_Records for this task_
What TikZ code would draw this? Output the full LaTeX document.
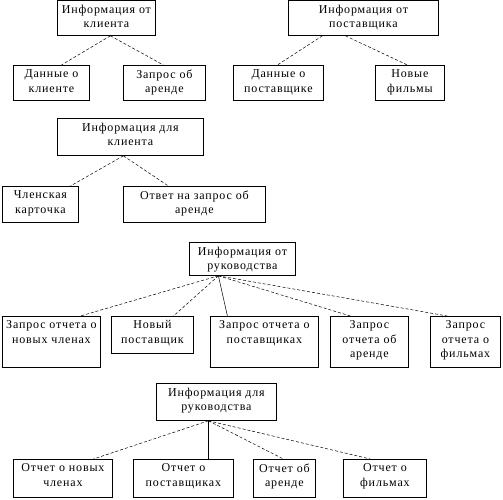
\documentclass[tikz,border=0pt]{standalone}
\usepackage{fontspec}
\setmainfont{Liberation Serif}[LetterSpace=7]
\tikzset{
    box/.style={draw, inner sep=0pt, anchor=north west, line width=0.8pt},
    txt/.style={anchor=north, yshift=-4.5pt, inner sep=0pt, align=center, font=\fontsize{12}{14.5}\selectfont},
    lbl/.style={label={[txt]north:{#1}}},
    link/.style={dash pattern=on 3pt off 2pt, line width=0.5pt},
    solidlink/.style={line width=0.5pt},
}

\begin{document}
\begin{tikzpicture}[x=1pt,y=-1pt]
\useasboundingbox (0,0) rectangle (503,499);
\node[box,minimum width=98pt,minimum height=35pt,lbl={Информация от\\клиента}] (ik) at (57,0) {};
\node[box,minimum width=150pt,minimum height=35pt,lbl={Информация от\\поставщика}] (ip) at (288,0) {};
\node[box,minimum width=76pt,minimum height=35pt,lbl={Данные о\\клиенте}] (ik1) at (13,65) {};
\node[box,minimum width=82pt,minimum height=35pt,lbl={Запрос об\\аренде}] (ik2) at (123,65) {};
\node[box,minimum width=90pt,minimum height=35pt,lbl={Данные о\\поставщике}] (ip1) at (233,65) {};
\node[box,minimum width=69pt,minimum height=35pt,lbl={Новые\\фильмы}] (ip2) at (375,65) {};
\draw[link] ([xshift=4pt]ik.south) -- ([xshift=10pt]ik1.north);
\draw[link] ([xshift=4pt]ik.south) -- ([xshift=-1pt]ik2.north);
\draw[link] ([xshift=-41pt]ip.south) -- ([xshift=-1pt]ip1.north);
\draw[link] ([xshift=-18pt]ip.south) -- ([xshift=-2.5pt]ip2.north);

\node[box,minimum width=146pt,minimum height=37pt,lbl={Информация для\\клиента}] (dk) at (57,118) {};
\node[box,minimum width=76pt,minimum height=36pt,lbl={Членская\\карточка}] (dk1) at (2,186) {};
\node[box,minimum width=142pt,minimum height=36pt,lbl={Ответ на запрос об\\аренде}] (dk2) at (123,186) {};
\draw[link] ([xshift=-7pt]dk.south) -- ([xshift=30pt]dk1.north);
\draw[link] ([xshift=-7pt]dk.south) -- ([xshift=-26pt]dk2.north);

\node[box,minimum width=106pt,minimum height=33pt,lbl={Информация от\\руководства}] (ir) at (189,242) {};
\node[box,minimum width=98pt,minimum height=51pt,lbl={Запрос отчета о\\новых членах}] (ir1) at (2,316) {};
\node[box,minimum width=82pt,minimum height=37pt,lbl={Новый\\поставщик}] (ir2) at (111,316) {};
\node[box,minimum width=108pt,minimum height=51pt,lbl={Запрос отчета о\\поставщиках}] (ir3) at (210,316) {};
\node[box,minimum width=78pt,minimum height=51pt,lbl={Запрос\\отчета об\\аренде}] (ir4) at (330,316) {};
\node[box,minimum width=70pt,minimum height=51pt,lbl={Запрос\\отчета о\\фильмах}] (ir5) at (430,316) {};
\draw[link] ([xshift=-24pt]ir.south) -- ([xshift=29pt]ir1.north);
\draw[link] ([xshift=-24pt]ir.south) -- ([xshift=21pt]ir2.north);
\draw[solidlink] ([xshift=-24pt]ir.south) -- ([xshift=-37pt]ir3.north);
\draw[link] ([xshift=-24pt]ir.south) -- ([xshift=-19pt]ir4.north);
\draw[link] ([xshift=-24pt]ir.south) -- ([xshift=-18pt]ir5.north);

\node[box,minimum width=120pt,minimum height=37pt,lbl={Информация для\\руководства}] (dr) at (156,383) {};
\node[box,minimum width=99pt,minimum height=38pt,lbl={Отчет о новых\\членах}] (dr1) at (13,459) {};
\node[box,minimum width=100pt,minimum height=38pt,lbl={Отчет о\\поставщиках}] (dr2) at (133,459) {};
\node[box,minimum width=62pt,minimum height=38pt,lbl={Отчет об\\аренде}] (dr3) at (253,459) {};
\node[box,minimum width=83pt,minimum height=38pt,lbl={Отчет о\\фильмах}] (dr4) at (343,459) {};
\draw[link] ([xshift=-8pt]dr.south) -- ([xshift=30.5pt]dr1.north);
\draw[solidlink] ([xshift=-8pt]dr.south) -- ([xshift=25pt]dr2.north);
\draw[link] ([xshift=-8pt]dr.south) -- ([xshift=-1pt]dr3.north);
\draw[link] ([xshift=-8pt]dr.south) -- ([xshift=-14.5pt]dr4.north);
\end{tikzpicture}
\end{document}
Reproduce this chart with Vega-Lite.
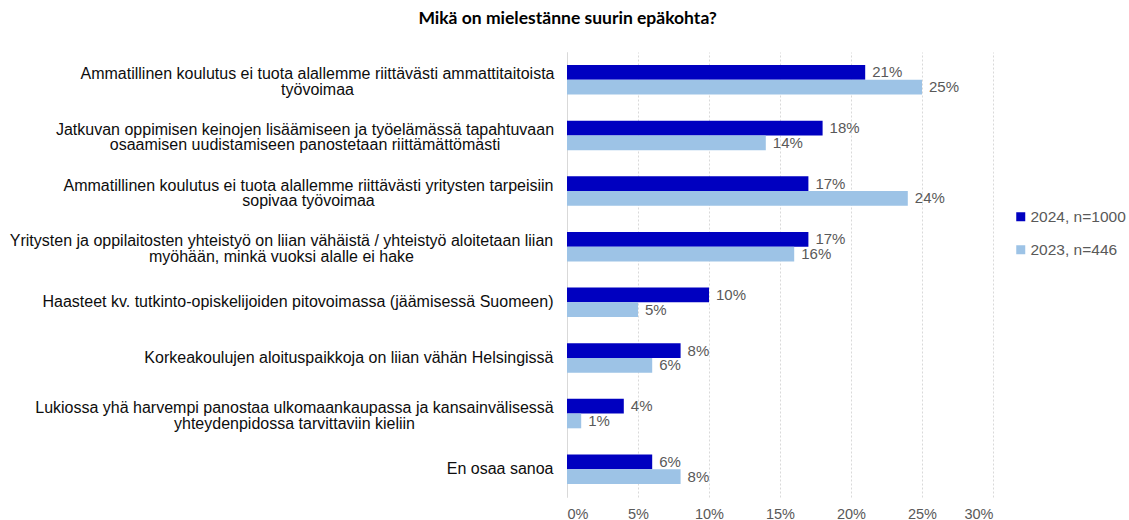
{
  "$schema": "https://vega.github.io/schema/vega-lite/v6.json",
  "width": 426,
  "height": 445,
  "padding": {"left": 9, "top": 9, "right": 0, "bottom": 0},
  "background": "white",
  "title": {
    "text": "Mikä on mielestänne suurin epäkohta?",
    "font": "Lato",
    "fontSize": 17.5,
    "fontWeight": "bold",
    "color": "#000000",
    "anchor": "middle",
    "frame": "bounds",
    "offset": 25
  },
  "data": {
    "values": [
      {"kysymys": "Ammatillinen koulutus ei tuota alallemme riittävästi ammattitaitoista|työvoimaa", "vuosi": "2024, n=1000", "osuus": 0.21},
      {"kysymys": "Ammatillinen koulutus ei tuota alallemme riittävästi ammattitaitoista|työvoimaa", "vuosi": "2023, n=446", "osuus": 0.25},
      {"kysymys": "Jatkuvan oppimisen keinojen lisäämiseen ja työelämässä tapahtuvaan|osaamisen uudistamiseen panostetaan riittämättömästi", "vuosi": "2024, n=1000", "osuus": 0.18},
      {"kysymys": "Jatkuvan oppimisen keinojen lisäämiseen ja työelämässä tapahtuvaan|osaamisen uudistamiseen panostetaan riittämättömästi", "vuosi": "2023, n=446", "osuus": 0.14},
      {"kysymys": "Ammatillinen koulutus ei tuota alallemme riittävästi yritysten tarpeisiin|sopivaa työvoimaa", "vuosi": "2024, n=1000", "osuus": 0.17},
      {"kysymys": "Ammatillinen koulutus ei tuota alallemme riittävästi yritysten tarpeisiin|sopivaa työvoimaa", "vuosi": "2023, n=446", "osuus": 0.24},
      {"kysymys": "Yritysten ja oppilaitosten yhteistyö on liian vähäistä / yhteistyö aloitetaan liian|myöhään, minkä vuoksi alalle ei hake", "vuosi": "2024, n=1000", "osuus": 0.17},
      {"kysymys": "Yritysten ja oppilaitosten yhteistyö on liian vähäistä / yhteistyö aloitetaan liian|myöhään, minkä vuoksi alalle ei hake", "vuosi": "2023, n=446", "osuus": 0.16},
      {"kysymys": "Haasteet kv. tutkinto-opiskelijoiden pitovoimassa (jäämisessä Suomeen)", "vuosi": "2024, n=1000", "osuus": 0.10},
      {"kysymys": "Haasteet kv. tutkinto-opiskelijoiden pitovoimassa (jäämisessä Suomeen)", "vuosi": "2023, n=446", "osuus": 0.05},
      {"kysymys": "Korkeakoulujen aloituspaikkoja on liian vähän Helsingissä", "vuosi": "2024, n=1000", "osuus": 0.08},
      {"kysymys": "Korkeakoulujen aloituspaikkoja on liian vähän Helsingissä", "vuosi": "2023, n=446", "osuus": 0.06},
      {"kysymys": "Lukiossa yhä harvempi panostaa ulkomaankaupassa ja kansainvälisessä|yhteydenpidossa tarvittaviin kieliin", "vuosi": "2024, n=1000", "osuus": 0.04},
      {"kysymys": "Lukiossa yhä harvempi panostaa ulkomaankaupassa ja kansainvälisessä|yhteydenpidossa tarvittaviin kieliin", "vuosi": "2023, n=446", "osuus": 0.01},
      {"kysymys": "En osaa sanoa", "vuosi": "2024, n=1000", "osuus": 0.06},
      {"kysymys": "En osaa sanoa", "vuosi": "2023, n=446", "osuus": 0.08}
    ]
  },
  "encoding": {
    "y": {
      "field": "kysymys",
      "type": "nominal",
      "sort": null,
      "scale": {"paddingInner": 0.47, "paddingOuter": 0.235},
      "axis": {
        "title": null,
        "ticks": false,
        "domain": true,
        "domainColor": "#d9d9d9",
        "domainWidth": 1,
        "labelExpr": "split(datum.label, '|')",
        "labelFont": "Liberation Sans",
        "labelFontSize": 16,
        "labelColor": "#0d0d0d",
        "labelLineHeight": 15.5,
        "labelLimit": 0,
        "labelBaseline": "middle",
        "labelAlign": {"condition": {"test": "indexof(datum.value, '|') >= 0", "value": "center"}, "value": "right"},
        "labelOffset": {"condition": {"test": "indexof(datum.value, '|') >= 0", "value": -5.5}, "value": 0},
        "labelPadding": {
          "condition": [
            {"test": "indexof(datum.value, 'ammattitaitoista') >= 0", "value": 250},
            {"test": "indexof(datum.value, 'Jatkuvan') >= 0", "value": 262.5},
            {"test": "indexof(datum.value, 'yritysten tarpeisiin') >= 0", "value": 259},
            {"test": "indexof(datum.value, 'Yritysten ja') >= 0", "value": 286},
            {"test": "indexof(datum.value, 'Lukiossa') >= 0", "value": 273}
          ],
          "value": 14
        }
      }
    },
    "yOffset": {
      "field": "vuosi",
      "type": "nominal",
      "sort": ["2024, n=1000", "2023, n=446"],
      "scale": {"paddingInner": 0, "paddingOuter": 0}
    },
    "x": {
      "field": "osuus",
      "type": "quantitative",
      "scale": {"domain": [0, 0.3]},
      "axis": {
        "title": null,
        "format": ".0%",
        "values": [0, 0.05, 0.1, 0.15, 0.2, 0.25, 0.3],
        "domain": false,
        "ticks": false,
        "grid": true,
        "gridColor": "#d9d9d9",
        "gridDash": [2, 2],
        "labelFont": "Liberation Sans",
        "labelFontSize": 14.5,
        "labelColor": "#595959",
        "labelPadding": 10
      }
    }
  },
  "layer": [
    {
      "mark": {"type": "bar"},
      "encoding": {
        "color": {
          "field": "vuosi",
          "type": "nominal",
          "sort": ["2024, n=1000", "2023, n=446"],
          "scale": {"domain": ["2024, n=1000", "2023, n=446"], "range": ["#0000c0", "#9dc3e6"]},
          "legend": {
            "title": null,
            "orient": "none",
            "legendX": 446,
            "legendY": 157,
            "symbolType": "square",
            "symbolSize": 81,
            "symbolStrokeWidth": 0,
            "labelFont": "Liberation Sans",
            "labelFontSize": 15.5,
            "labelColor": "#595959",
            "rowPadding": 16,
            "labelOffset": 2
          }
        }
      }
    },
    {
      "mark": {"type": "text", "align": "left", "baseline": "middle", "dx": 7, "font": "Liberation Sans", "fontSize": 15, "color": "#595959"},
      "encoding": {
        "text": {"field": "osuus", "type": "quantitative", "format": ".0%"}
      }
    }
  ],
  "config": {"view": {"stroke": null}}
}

_Problem_
Go from the first line of the listing to the line holding "([xshift=-7pt]dk.south) -- ([xshift=-26pt]dk2.north);" and, please, transcribe those lines exactly, both included, with no pictures.

_Result of this task_
What TikZ code would draw this? Output the full LaTeX document.
\documentclass[tikz,border=0pt]{standalone}
\usepackage{fontspec}
\setmainfont{Liberation Serif}[LetterSpace=7]
\tikzset{
    box/.style={draw, inner sep=0pt, anchor=north west, line width=0.8pt},
    txt/.style={anchor=north, yshift=-4.5pt, inner sep=0pt, align=center, font=\fontsize{12}{14.5}\selectfont},
    lbl/.style={label={[txt]north:{#1}}},
    link/.style={dash pattern=on 3pt off 2pt, line width=0.5pt},
    solidlink/.style={line width=0.5pt},
}

\begin{document}
\begin{tikzpicture}[x=1pt,y=-1pt]
\useasboundingbox (0,0) rectangle (503,499);
\node[box,minimum width=98pt,minimum height=35pt,lbl={Информация от\\клиента}] (ik) at (57,0) {};
\node[box,minimum width=150pt,minimum height=35pt,lbl={Информация от\\поставщика}] (ip) at (288,0) {};
\node[box,minimum width=76pt,minimum height=35pt,lbl={Данные о\\клиенте}] (ik1) at (13,65) {};
\node[box,minimum width=82pt,minimum height=35pt,lbl={Запрос об\\аренде}] (ik2) at (123,65) {};
\node[box,minimum width=90pt,minimum height=35pt,lbl={Данные о\\поставщике}] (ip1) at (233,65) {};
\node[box,minimum width=69pt,minimum height=35pt,lbl={Новые\\фильмы}] (ip2) at (375,65) {};
\draw[link] ([xshift=4pt]ik.south) -- ([xshift=10pt]ik1.north);
\draw[link] ([xshift=4pt]ik.south) -- ([xshift=-1pt]ik2.north);
\draw[link] ([xshift=-41pt]ip.south) -- ([xshift=-1pt]ip1.north);
\draw[link] ([xshift=-18pt]ip.south) -- ([xshift=-2.5pt]ip2.north);

\node[box,minimum width=146pt,minimum height=37pt,lbl={Информация для\\клиента}] (dk) at (57,118) {};
\node[box,minimum width=76pt,minimum height=36pt,lbl={Членская\\карточка}] (dk1) at (2,186) {};
\node[box,minimum width=142pt,minimum height=36pt,lbl={Ответ на запрос об\\аренде}] (dk2) at (123,186) {};
\draw[link] ([xshift=-7pt]dk.south) -- ([xshift=30pt]dk1.north);
\draw[link] ([xshift=-7pt]dk.south) -- ([xshift=-26pt]dk2.north);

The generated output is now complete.